*Exercise description:*
Report the number of lines where the string "this" occurs, and write nothing else.

Collected data
========================
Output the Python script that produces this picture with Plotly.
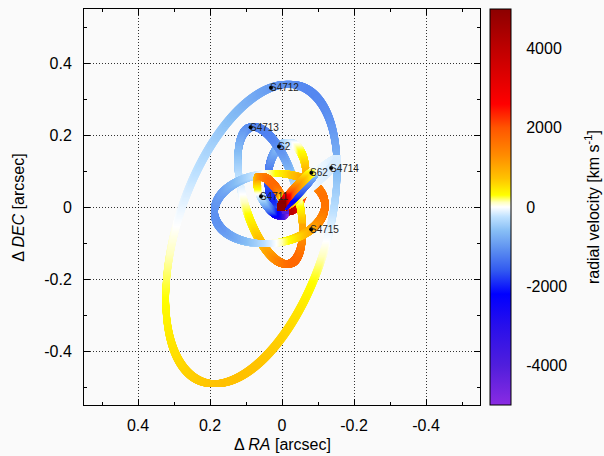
import numpy as np
import plotly.graph_objects as go

# ---------------- data (orbital elements, read / fitted from the figure) ----------------
stars = ["S2", "S62", "S4711", "S4712", "S4713", "S4714", "S4715"]
a_arcsec = [0.1255, 0.0905, 0.0756, 0.4516, 0.2075, 0.1027, 0.1542]
ecc = [0.8863, 0.976, 0.768, 0.358, 0.365, 0.985, 0.2235]
incl_deg = [134.18, 72.76, 114.71, 118.0, 68.4, 127.7, 130.3]
omega_deg = [66.13, 42.62, 131.59, 233.9, 59.0, 357.25, 357.95]
Omega_deg = [228.07, 122.61, 20.10, 164.2, 194.3, 129.28, 275.6]
period_yr = [16.0, 9.9, 7.6, 112.9, 35.2, 12.0, 22.5]
t_peri = [2018.38, 2003.33, 2017.31, 2036.0, 2009.1, 2010.67, 2017.15]
t_label = [2007.0, 2019.5, 2019.5, 2019.5, 2019.5, 2019.5, 2019.5]
draw_order = ["S4712", "S2", "S4713", "S4715", "S4711", "S4714", "S62"]

R0_PC = 8300.0
KMS_PER_AU_YR = 4.74047

x_tick_vals = [0.4, 0.2, 0.0, -0.2, -0.4]
x_tick_text = ["0.4", "0.2", "0", "-0.2", "-0.4"]
y_tick_vals = [-0.4, -0.2, 0.0, 0.2, 0.4]
y_tick_text = ["-0.4", "-0.2", "0", "0.2", "0.4"]
minor_vals = [-0.5, -0.3, -0.1, 0.1, 0.3, 0.5]
cbar_vals = [-4000, -2000, 0, 2000, 4000]
cbar_text = ["-4000", "-2000", "0", "2000", "4000"]
v_min, v_max = -5000, 5000

palette = [
    [0.000, "rgb(138,43,226)"],
    [0.100, "rgb(80,30,220)"],
    [0.200, "rgb(40,15,235)"],
    [0.280, "rgb(0,0,255)"],
    [0.340, "rgb(50,90,240)"],
    [0.390, "rgb(90,140,240)"],
    [0.440, "rgb(135,190,245)"],
    [0.475, "rgb(190,225,255)"],
    [0.500, "rgb(255,255,255)"],
    [0.512, "rgb(255,255,190)"],
    [0.530, "rgb(255,255,0)"],
    [0.572, "rgb(255,195,0)"],
    [0.630, "rgb(255,140,0)"],
    [0.700, "rgb(255,85,0)"],
    [0.760, "rgb(255,0,0)"],
    [0.900, "rgb(190,0,0)"],
    [1.000, "rgb(140,0,0)"],
]


def basis(inc, om, Om):
    i, w, W = np.radians([inc, om, Om])
    PN = np.cos(w) * np.cos(W) - np.sin(w) * np.sin(W) * np.cos(i)
    PE = np.cos(w) * np.sin(W) + np.sin(w) * np.cos(W) * np.cos(i)
    QN = -np.sin(w) * np.cos(W) - np.cos(w) * np.sin(W) * np.cos(i)
    QE = -np.sin(w) * np.sin(W) + np.cos(w) * np.cos(W) * np.cos(i)
    PZ = np.sin(w) * np.sin(i)
    QZ = np.cos(w) * np.sin(i)
    return PN, PE, PZ, QN, QE, QZ


def orbit(k, E):
    a, e = a_arcsec[k], ecc[k]
    PN, PE, PZ, QN, QE, QZ = basis(incl_deg[k], omega_deg[k], Omega_deg[k])
    X = np.cos(E) - e
    Y = np.sqrt(1 - e * e) * np.sin(E)
    north = a * (X * PN + Y * QN)
    east = a * (X * PE + Y * QE)
    n = 2 * np.pi / period_yr[k]
    a_au = a * R0_PC
    dzdE = -np.sin(E) * PZ + np.sqrt(1 - e * e) * np.cos(E) * QZ
    vz = a_au * n * dzdE / (1 - e * np.cos(E)) * KMS_PER_AU_YR
    return east, north, vz


def ecc_anomaly(k, t):
    e = ecc[k]
    M = 2 * np.pi * (((t - t_peri[k]) / period_yr[k]) % 1.0)
    E = np.pi if e > 0.8 else M
    for _ in range(100):
        E -= (E - e * np.sin(E) - M) / (1 - e * np.cos(E))
    return E


fig = go.Figure()
E_grid = np.linspace(0, 2 * np.pi, 3000)
for name in draw_order:
    k = stars.index(name)
    x, y, v = orbit(k, E_grid)
    fig.add_trace(go.Scatter(
        x=x, y=y, mode="markers", showlegend=False, hoverinfo="skip",
        marker=dict(symbol="square", size=6.5, color=v, coloraxis="coloraxis",
                    line=dict(width=0)),
    ))

lab_x, lab_y = [], []
for k, name in enumerate(stars):
    x, y, _ = orbit(k, np.array([ecc_anomaly(k, t_label[k])]))
    lab_x.append(float(x[0]))
    lab_y.append(float(y[0]))

fig.add_trace(go.Scatter(x=lab_x, y=lab_y, mode="markers", showlegend=False,
                         marker=dict(color="black", size=4), hoverinfo="skip"))

FONT = "Liberation Sans, Arial, Helvetica, sans-serif"
annotations = []
for k, name in enumerate(stars):
    annotations.append(dict(x=lab_x[k], y=lab_y[k], xref="x", yref="y", text=name,
                            showarrow=False, xanchor="left", yanchor="middle", xshift=-3,
                            font=dict(family=FONT, size=10, color="#222222")))

annotations += [
    dict(x=0.5, y=-0.101, xref="paper", yref="paper", text="Δ <i>RA</i> [arcsec]",
         showarrow=False, xanchor="center", yanchor="middle",
         font=dict(family=FONT, size=16, color="black")),
    dict(x=-0.167, y=0.5, xref="paper", yref="paper", text="Δ <i>DEC</i> [arcsec]",
         showarrow=False, xanchor="center", yanchor="middle", textangle=-90,
         font=dict(family=FONT, size=16, color="black")),
    dict(x=1.283, y=0.5, xref="paper", yref="paper",
         text="radial velocity [km s<sup>-1</sup>]",
         showarrow=False, xanchor="center", yanchor="middle", textangle=-90,
         font=dict(family=FONT, size=16, color="black")),
]

axis_common = dict(
    showline=True, linecolor="black", linewidth=1, mirror="ticks",
    ticks="inside", ticklen=6, tickcolor="black", tickwidth=1,
    showgrid=True, gridcolor="rgba(0,0,0,0.8)", griddash="1px,2px", gridwidth=1,
    zeroline=False, tickfont=dict(family=FONT, size=16, color="black"),
)

fig.update_layout(
    width=604, height=456,
    margin=dict(l=84, r=124, t=9, b=51, autoexpand=False),
    paper_bgcolor="#fafafa", plot_bgcolor="#fafafa",
    xaxis=dict(range=[0.55, -0.55], tickvals=x_tick_vals, ticktext=x_tick_text,
               minor=dict(tickvals=minor_vals, ticks="inside", ticklen=3,
                          tickcolor="black", showgrid=False),
               ticklabelstandoff=6, **axis_common),
    yaxis=dict(range=[-0.55, 0.55], tickvals=y_tick_vals, ticktext=y_tick_text,
               minor=dict(tickvals=minor_vals, ticks="inside", ticklen=3,
                          tickcolor="black", showgrid=False),
               ticklabelstandoff=8, **axis_common),
    coloraxis=dict(
        colorscale=palette, cmin=v_min, cmax=v_max,
        colorbar=dict(
            x=1.0253, xanchor="left", xpad=0, y=0.5, yanchor="middle", ypad=0,
            len=1.0, lenmode="fraction", thickness=21,
            outlinewidth=1, outlinecolor="black",
            tickvals=cbar_vals, ticktext=cbar_text,
            ticks="outside", ticklen=12, tickcolor="rgba(0,0,0,0)",
            tickfont=dict(family=FONT, size=16, color="black"),
        ),
    ),
    annotations=annotations,
)

fig.write_html("out.html",
               config={"displayModeBar": False},
               post_script="document.body.style.margin='0px';"
                           "document.body.style.background='#fafafa';")
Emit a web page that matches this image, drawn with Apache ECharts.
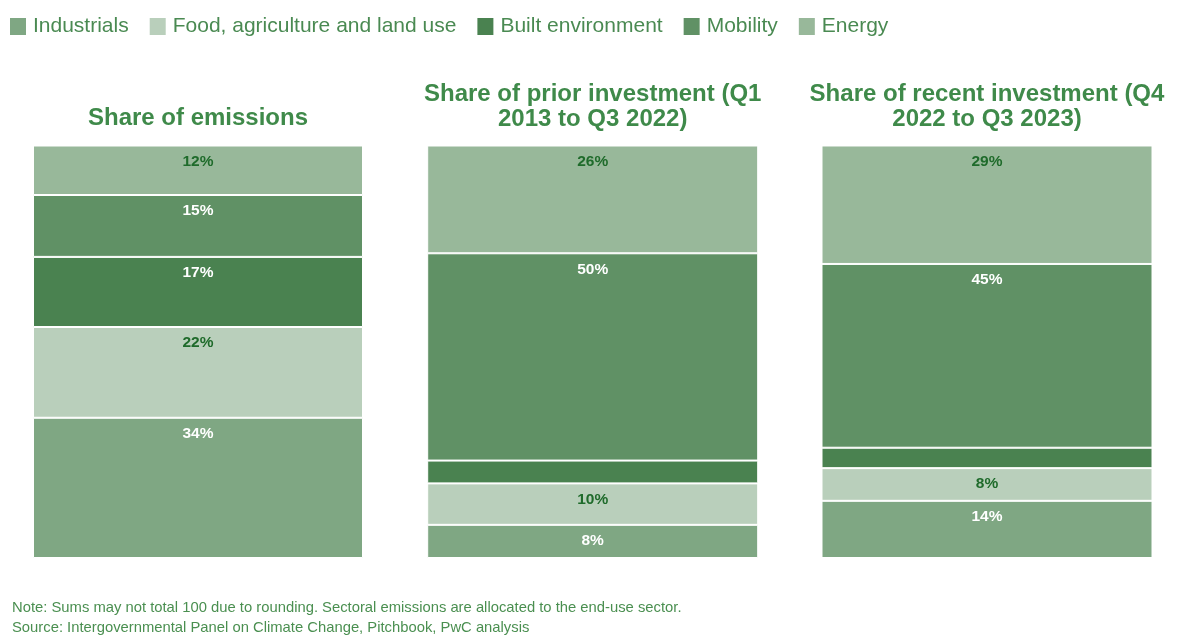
<!DOCTYPE html>
<html>
<head>
<meta charset="utf-8">
<title>Climate tech: emissions vs investment by sector</title>
<script src="https://cdn.jsdelivr.net/npm/echarts@6/dist/echarts.min.js"></script>
<style>
  html, body { margin: 0; padding: 0; background: #ffffff; }
  #chart { width: 1181px; height: 637px; }
</style>
</head>
<body>
<div id="chart"></div>
<script>
// Sectors, bottom of each stack first
const sectors = ['Industrials', 'Food, agriculture and land use', 'Built environment', 'Mobility', 'Energy'];

// Shares (%) per panel, in sector order
const emissionsShare = [34, 22, 17, 15, 12];
const priorInvestmentShare = [8, 10, 5.5, 50, 26];
const recentInvestmentShare = [14, 8, 5, 45, 29];

const panelTitles = [
  'Share of emissions',
  'Share of prior investment (Q1\n2013 to Q3 2022)',
  'Share of recent investment (Q4\n2022 to Q3 2023)'
];

const footNotes = [
  'Note: Sums may not total 100 due to rounding. Sectoral emissions are allocated to the end-use sector.',
  'Source: Intergovernmental Panel on Climate Change, Pitchbook, PwC analysis'
];

const panels = [emissionsShare, priorInvestmentShare, recentInvestmentShare];

const sectorColors = ['#7fa783', '#b9cfbb', '#4a8250', '#609165', '#98b89a'];
const labelColors = ['#ffffff', '#1f6b2b', '#ffffff', '#ffffff', '#1f6b2b'];
const FONT = '"Liberation Sans", Arial, Helvetica, sans-serif';
const GREEN_TEXT = '#3f8a4a';

const gridLeft = [33, 427.2, 821.5];
const gridWidth = [330, 331, 331];
const gridTop = 145.5;
const gridHeight = 412.5;

const sum = arr => arr.reduce((a, b) => a + b, 0);

const grids = gridLeft.map((l, i) => ({ left: l, width: gridWidth[i], top: gridTop, height: gridHeight }));
const xAxes = panels.map((_, i) => ({
  type: 'category', gridIndex: i, data: ['share'], show: false
}));
const yAxes = panels.map((vals, i) => ({
  type: 'value', gridIndex: i, min: 0, max: sum(vals), show: false
}));

const series = [];
panels.forEach((vals, p) => {
  sectors.forEach((name, s) => {
    series.push({
      name: name,
      type: 'bar',
      xAxisIndex: p,
      yAxisIndex: p,
      stack: 'panel' + p,
      barWidth: '100%',
      data: [vals[s]],
      itemStyle: { color: sectorColors[s], borderColor: '#ffffff', borderWidth: 1 },
      label: {
        show: vals[s] >= 7,
        position: 'insideTop',
        distance: 8,
        formatter: '{c}%',
        color: labelColors[s],
        fontFamily: FONT,
        fontWeight: 'bold',
        fontSize: 15.5
      },
      emphasis: { disabled: true }
    });
  });
});

const titles = panelTitles.map((t, i) => ({
  text: t,
  left: gridLeft[i] + gridWidth[i] / 2,
  top: i === 0 ? 106 : 82,
  padding: 0,
  textAlign: 'center',
  textStyle: {
    fontFamily: FONT, fontWeight: 'bold', fontSize: 24, lineHeight: 25, color: GREEN_TEXT
  }
}));

const chart = echarts.init(document.getElementById('chart'), null, { renderer: 'canvas' });
chart.setOption({
  backgroundColor: '#ffffff',
  animation: false,
  title: titles,
  legend: {
    data: sectors,
    left: 10,
    top: 16,
    padding: 0,
    icon: 'rect',
    itemWidth: 16,
    itemHeight: 17,
    itemGap: 21,
    itemStyle: { borderWidth: 0 },
    textStyle: { fontFamily: FONT, fontSize: 21, color: '#4a8a52', padding: [0, 0, 0, 2] },
    selectedMode: false
  },
  grid: grids,
  xAxis: xAxes,
  yAxis: yAxes,
  series: series,
  graphic: footNotes.map((t, i) => ({
    type: 'text',
    left: 12,
    top: 600 + i * 20,
    style: { text: t, fontFamily: FONT, fontSize: 14.8, fill: '#4a8f50' }
  }))
});
</script>
</body>
</html>
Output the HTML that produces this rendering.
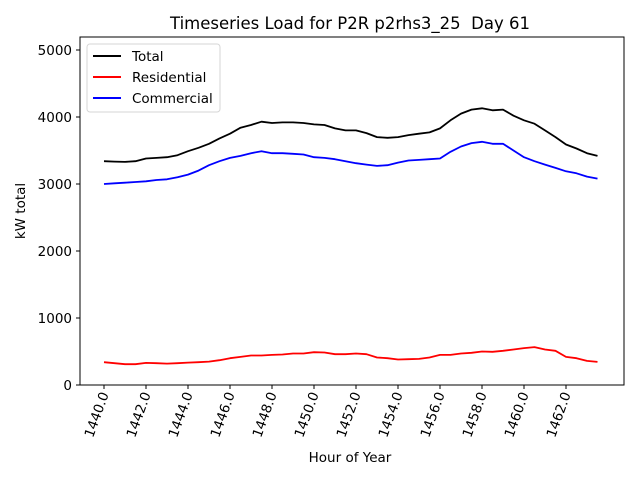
<!DOCTYPE html>
<html><head><meta charset="utf-8"><style>
body{margin:0;background:#fff;font-family:"DejaVu Sans","Liberation Sans",sans-serif}
</style></head><body>
<svg id="chart" width="640" height="480" xmlns="http://www.w3.org/2000/svg" font-family="DejaVu Sans, Liberation Sans, sans-serif">
<rect width="640" height="480" fill="#fff"/>
<text x="350" y="29" text-anchor="middle" font-size="16.5">Timeseries Load for P2R p2rhs3_25 &#160;Day 61</text>
<rect x="80" y="37" width="544" height="348" fill="none" stroke="#000" stroke-width="1"/>
<g id="yticks"></g><g id="xticks"></g><g id="series"></g>
<text transform="translate(25,211) rotate(-90)" text-anchor="middle" font-size="13.5">kW total</text>
<text x="350" y="462" text-anchor="middle" font-size="13.5">Hour of Year</text>
<g>
<rect x="87" y="44" width="133" height="68" rx="3" fill="#fff" stroke="#ccc" stroke-opacity="0.8"/>
<line x1="93" y1="56" x2="121" y2="56" stroke="#000" stroke-width="2"/>
<text x="132" y="61" font-size="13.5">Total</text>
<line x1="93" y1="77" x2="121" y2="77" stroke="#f00" stroke-width="2"/>
<text x="132" y="82" font-size="13.5">Residential</text>
<line x1="93" y1="98" x2="121" y2="98" stroke="#00f" stroke-width="2"/>
<text x="132" y="103" font-size="13.5">Commercial</text>
</g>
</svg>
<script>
const hours = [];
for (let i = 0; i < 48; i++) hours.push(1440 + i * 0.5);
const totalLoad = [3340,3335,3330,3340,3380,3390,3400,3430,3490,3540,3600,3680,3750,3840,3880,3930,3910,3920,3920,3910,3890,3880,3830,3800,3800,3760,3700,3690,3700,3730,3750,3770,3830,3950,4050,4110,4130,4100,4110,4020,3950,3900,3800,3700,3590,3530,3460,3420];
const residentialLoad = [340,325,310,310,330,325,320,325,335,340,350,370,400,420,440,440,450,455,470,470,490,485,460,460,470,460,410,400,380,385,390,410,450,450,470,480,500,495,510,530,550,565,530,510,420,400,360,345];
const commercialLoad = [3000,3010,3020,3030,3040,3060,3070,3100,3140,3200,3280,3340,3390,3420,3460,3490,3460,3460,3450,3440,3400,3390,3370,3340,3310,3290,3270,3280,3320,3350,3360,3370,3380,3480,3560,3610,3630,3600,3600,3500,3400,3340,3290,3240,3190,3160,3110,3080];
const yTickValues = [0,1000,2000,3000,4000,5000];
const xTickValues = [1440,1442,1444,1446,1448,1450,1452,1454,1456,1458,1460,1462];

const NS = "http://www.w3.org/2000/svg";
const xScale = h => 104 + (h - 1440) * 21;
const yScale = v => 385 - v * 0.067;
function mk(tag, attrs, parent){const e=document.createElementNS(NS,tag);for(const k in attrs)e.setAttribute(k,attrs[k]);parent.appendChild(e);return e;}

const yg = document.getElementById('yticks');
yTickValues.forEach(v=>{
  const y=yScale(v);
  const l=mk('line',{x1:76,x2:80,y1:y,y2:y,stroke:'#000'},yg);
  
  
  const t=mk('text',{x:72,y:y+5,'text-anchor':'end','font-size':'13.5'},yg);
  t.textContent=v;
  
  
});
const xg = document.getElementById('xticks');
xTickValues.forEach(h=>{
  const x=xScale(h);
  const l=mk('line',{x1:x,x2:x,y1:385,y2:389,stroke:'#000'},xg);
  
  
  const t=mk('text',{transform:`translate(${x+5},${394}) rotate(-70)`,'text-anchor':'end','font-size':'13.5'},xg);
  t.textContent=h.toFixed(1);
  
  
});
const sg = document.getElementById('series');
[[totalLoad,'#000','total-line'],[residentialLoad,'#f00','residential-line'],[commercialLoad,'#00f','commercial-line']].forEach(([vals,c,name])=>{
  const d=vals.map((v,i)=>(i?'L':'M')+xScale(hours[i]).toFixed(1)+','+yScale(v).toFixed(1)).join(' ');
  const p=mk('path',{d:d,fill:'none',stroke:c,'stroke-width':1.8,'stroke-linejoin':'round'},sg);
  
  
});
</script>
</body></html>
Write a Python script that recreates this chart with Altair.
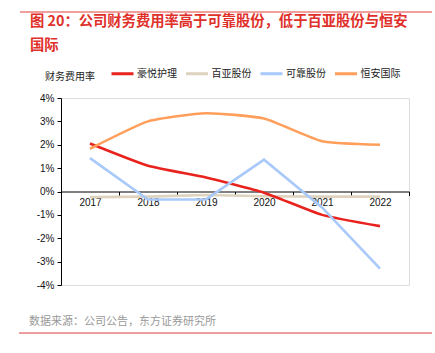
========================
*Result of the task:*
4